▶ _Goal of the exercise_
Only the lines from the one with "Give me the D3.js source for this chart." to the one with "20.5, 21.5, 22.5, 23.5, 24.5, 25.5, 26.5, 27.5, 28.5, 29.5];", both included, should be output, without any images.

• • • • •

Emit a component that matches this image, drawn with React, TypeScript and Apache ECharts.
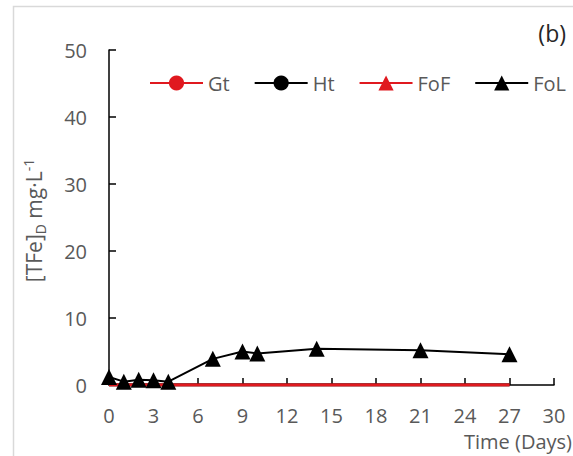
import React, { useEffect, useRef } from "react";
import * as echarts from "echarts";

const days = [0, 1, 2, 3, 4, 7, 9, 10, 14, 21, 27];
const gt = [0, 0, 0, 0, 0, 0, 0, 0, 0, 0, 0];
const ht = [0, 0, 0, 0, 0, 0, 0, 0, 0, 0, 0];
const fof = [0, 0, 0, 0, 0, 0, 0, 0, 0, 0, 0];
const fol = [1.2, 0.5, 0.8, 0.7, 0.5, 3.9, 5.0, 4.7, 5.4, 5.2, 4.6];
const seriesNames = ["Gt", "Ht", "FoF", "FoL"];
const panelLabel = "(b)";
const xTitle = "Time (Days)";

const FONT = "'Open Sans', 'Noto Sans', sans-serif";
const GRAY = "#595959";

export default function App() {
  const ref = useRef<HTMLDivElement>(null);
  useEffect(() => {
    if (!ref.current) return;
    const chart = echarts.init(ref.current, null, { renderer: "svg" });
    const pts = (ys: number[]) => days.map((d, i) => [d, ys[i]]);
    const zeroSeries = (name: string, ys: number[], color: string, symbol: string, z: number) => ({
      name,
      type: "line",
      data: pts(ys),
      symbol,
      symbolSize: 14,
      showSymbol: false,
      lineStyle: { color, width: 3 },
      itemStyle: { color },
      z,
    });
    chart.setOption({
      animation: false,
      textStyle: { fontFamily: FONT },
      grid: { left: 109, right: 19, top: 50, bottom: 71, containLabel: false },
      legend: {
        data: seriesNames,
        left: 149,
        top: 73,
        padding: 0,
        width: 430,
        itemWidth: 53,
        itemHeight: 19,
        itemGap: 24,
        textStyle: { color: GRAY, fontSize: 20, fontFamily: FONT },
      },
      graphic: [
        {
          type: "rect",
          shape: { x: 13.5, y: 6.5, width: 600, height: 500 },
          style: { fill: "none", stroke: "#d9d9d9", lineWidth: 1.5 },
          silent: true,
        },
        {
          type: "text",
          x: 566,
          y: 33,
          style: {
            text: panelLabel,
            fontSize: 23,
            fill: "#262626",
            fontFamily: FONT,
            align: "right",
            verticalAlign: "middle",
          },
        },
        {
          type: "text",
          x: 572,
          y: 441,
          style: {
            text: xTitle,
            fontSize: 20,
            fill: GRAY,
            fontFamily: FONT,
            align: "right",
            verticalAlign: "middle",
          },
        },
      ],
      xAxis: {
        type: "value",
        min: 0,
        max: 30,
        interval: 3,
        axisLine: { show: true, lineStyle: { color: "#000", width: 1.5 } },
        axisTick: { show: true, inside: true, length: 7, lineStyle: { color: "#000", width: 1.5 } },
        axisLabel: { color: GRAY, fontSize: 20, margin: 20, fontFamily: FONT },
        splitLine: { show: false },
      },
      yAxis: {
        type: "value",
        min: 0,
        max: 50,
        interval: 10,
        name: "{a|[TFe]}{sub|D}{a| mg·L}{sup|-1}",
        nameLocation: "middle",
        nameGap: 62,
        nameTextStyle: {
          padding: [0, 6, 0, 0],
          rich: {
            a: { fontSize: 21, color: GRAY, fontFamily: FONT, lineHeight: 26, verticalAlign: "middle" },
            sub: { fontSize: 14, color: GRAY, fontFamily: FONT, lineHeight: 26, verticalAlign: "bottom", padding: [9, 0, 0, 0] },
            sup: { fontSize: 14, color: GRAY, fontFamily: FONT, lineHeight: 26, verticalAlign: "top", padding: [0, 0, 9, 0] },
          },
        },
        axisLine: { show: true, lineStyle: { color: "#000", width: 1.5 } },
        axisTick: { show: true, inside: true, length: 7, lineStyle: { color: "#000", width: 1.5 } },
        axisLabel: { color: GRAY, fontSize: 20, margin: 22, fontFamily: FONT },
        splitLine: { show: false },
      },
      series: [
        zeroSeries("Gt", gt, "#e0191f", "circle", 2),
        zeroSeries("Ht", ht, "#000000", "circle", 3),
        zeroSeries("FoF", fof, "#e0191f", "triangle", 4),
        {
          name: "FoL",
          type: "line",
          data: pts(fol),
          symbol: "triangle",
          symbolSize: 16,
          lineStyle: { color: "#000", width: 2 },
          itemStyle: { color: "#000" },
          z: 5,
        },
      ],
    });
    return () => chart.dispose();
  }, []);
  return (
    <div
      ref={ref}
      style={{ position: "fixed", left: 0, top: 0, width: 573, height: 456, background: "#fff" }}
    />
  );
}
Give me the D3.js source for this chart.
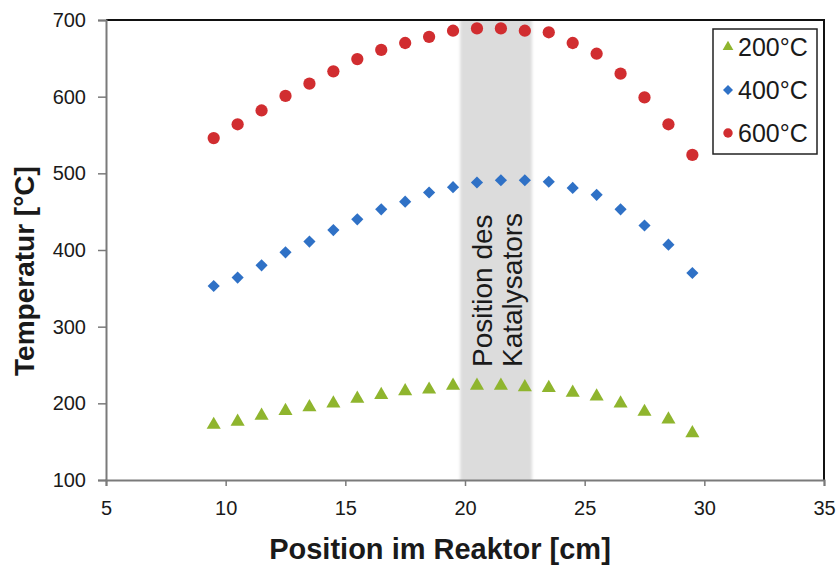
<!DOCTYPE html>
<html>
<head>
<meta charset="utf-8">
<script src="https://cdn.jsdelivr.net/npm/d3@7"></script>
<style>
  body { margin: 0; background: #fff; }
  svg text { font-family: Arial, "Liberation Sans", sans-serif; fill: #1a1a1a; }
</style>
</head>
<body>
<svg id="chart" width="838" height="568"></svg>
<script>
// positions along the reactor [cm]
const positions = [9.5, 10.5, 11.5, 12.5, 13.5, 14.5, 15.5, 16.5, 17.5, 18.5, 19.5,
  20.5, 21.5, 22.5, 23.5, 24.5, 25.5, 26.5, 27.5, 28.5, 29.5];

const temp200 = [172, 176, 184, 190, 195, 200, 206, 211, 216, 218, 223,
  223, 223, 221, 220, 214, 209, 200, 189, 179, 161];
const temp400 = [353, 364, 380, 397, 411, 426, 440, 453, 463, 475, 482,
  488, 491, 491, 489, 481, 472, 453, 432, 407, 370];
const temp600 = [546, 564, 582, 601, 617, 633, 649, 661, 670, 678, 686,
  689, 689, 686, 684, 670, 656, 630, 599, 564, 524];

const seriesNames = ['200°C', '400°C', '600°C'];
const xTicks = [5, 10, 15, 20, 25, 30, 35];
const yTicks = [100, 200, 300, 400, 500, 600, 700];
const catalystBand = [19.8, 22.8];

const series = [
  { name: seriesNames[0], values: temp200, color: '#8fb52e', shape: 'triangle' },
  { name: seriesNames[1], values: temp400, color: '#2f71c6', shape: 'diamond' },
  { name: seriesNames[2], values: temp600, color: '#d12d30', shape: 'circle' },
];

const margin = { top: 20, right: 14, bottom: 88, left: 106 };
const width = 838, height = 568;
const plot = {
  left: margin.left,
  right: width - margin.right,
  top: margin.top,
  bottom: height - margin.bottom,
};

const svg = d3.select('#chart');

const xScale = d3.scaleLinear().domain([5, 35]).range([plot.left, plot.right]);
const yScale = d3.scaleLinear().domain([100, 700]).range([plot.bottom, plot.top]);

function symbolPath(shape) {
  if (shape === 'circle') return d3.symbol(d3.symbolCircle, 118)();
  if (shape === 'triangle') return d3.symbol(d3.symbolTriangle, 86)();
  return d3.symbol(d3.symbolSquare, 74)();
}

// blurred grey band for the catalyst
const defs = svg.append('defs');
defs.append('filter').attr('id', 'soft')
  .attr('x', '-20%').attr('width', '140%')
  .append('feGaussianBlur').attr('stdDeviation', '1.5 0');

svg.append('rect')
  .attr('x', xScale(catalystBand[0]))
  .attr('y', plot.top)
  .attr('width', xScale(catalystBand[1]) - xScale(catalystBand[0]))
  .attr('height', plot.bottom - plot.top)
  .attr('fill', '#dcdcdc')
  .attr('filter', 'url(#soft)');

// band label, rotated
const bandLabel = svg.append('text')
  .attr('transform', `translate(0, 367) rotate(-90)`)
  .style('font-size', '28px');
bandLabel.append('tspan').attr('x', 0).attr('y', 492).text('Position des');
bandLabel.append('tspan').attr('x', 0).attr('y', 522).text('Katalysators');

// plot frame (top/right black)
svg.append('path')
  .attr('d', `M${plot.left},${plot.top}H${plot.right}V${plot.bottom}`)
  .attr('fill', 'none')
  .attr('stroke', '#111')
  .attr('stroke-width', 2);

// axes
const yAxis = svg.append('g')
  .attr('transform', `translate(${plot.left},0)`)
  .call(d3.axisLeft(yScale).tickValues(yTicks).tickSize(8).tickPadding(12));
const xAxis = svg.append('g')
  .attr('transform', `translate(0,${plot.bottom})`)
  .call(d3.axisBottom(xScale).tickValues(xTicks).tickSize(6).tickPadding(22));

[yAxis, xAxis].forEach(ax => {
  ax.select('.domain').attr('stroke', '#7a7a7a').attr('stroke-width', 2);
  ax.selectAll('.tick line').attr('stroke', '#7a7a7a').attr('stroke-width', 1.5);
  ax.selectAll('.tick text')
    .style('font-size', '20px')
    .style('font-family', 'Arial, "Liberation Sans", sans-serif')
    .attr('fill', '#1a1a1a');
});
xAxis.selectAll('.tick text').attr('dy', '0.35em');

// axis titles
svg.append('text')
  .attr('x', 440)
  .attr('y', 559)
  .attr('text-anchor', 'middle')
  .style('font-size', '29px')
  .style('font-weight', 'bold')
  .text('Position im Reaktor [cm]');

svg.append('text')
  .attr('transform', 'translate(34, 271) rotate(-90)')
  .attr('text-anchor', 'middle')
  .style('font-size', '28px')
  .style('font-weight', 'bold')
  .text('Temperatur [°C]');

// data points
series.forEach(s => {
  svg.append('g')
    .selectAll('path')
    .data(positions.map((p, i) => ({ x: p, y: s.values[i] })))
    .join('path')
    .attr('d', symbolPath(s.shape))
    .attr('transform', d => `translate(${xScale(d.x)},${yScale(d.y)})` + (s.shape === 'diamond' ? ' rotate(45)' : ''))
    .attr('fill', s.color);
});

// legend
const legend = svg.append('g');
legend.append('rect')
  .attr('x', 713).attr('y', 29)
  .attr('width', 104).attr('height', 125)
  .attr('fill', '#fff')
  .attr('stroke', '#222')
  .attr('stroke-width', 1.5);

series.forEach((s, i) => {
  const cy = 47 + i * 43;
  legend.append('path')
    .attr('d', d3.symbol(
      s.shape === 'circle' ? d3.symbolCircle : s.shape === 'triangle' ? d3.symbolTriangle : d3.symbolSquare,
      s.shape === 'circle' ? 70 : 50)())
    .attr('transform', `translate(728,${cy})` + (s.shape === 'diamond' ? ' rotate(45)' : ''))
    .attr('fill', s.color);
  legend.append('text')
    .attr('x', 738)
    .attr('y', cy + 9)
    .style('font-size', '25px')
    .text(s.name);
});
</script>
</body>
</html>
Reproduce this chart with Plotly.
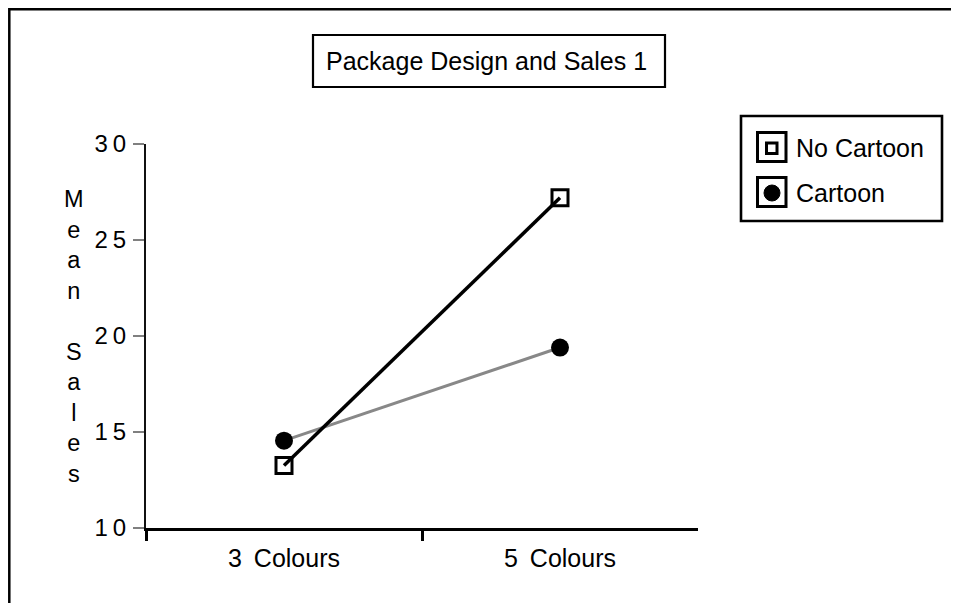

• • • • •

▶ _Solution to this task_
Give me the D3.js source for this chart.
<!DOCTYPE html>
<html>
<head>
<meta charset="utf-8">
<script src="https://cdn.jsdelivr.net/npm/d3@7"></script>
<style>
  body { margin: 0; background: #fff; }
  svg text { font-family: Arial, "Liberation Sans", sans-serif; fill: #1a1a1a; }
</style>
</head>
<body>
<svg id="chart" width="838" height="568"></svg>
<script>
// positions along the reactor [cm]
const positions = [9.5, 10.5, 11.5, 12.5, 13.5, 14.5, 15.5, 16.5, 17.5, 18.5, 19.5,
  20.5, 21.5, 22.5, 23.5, 24.5, 25.5, 26.5, 27.5, 28.5, 29.5];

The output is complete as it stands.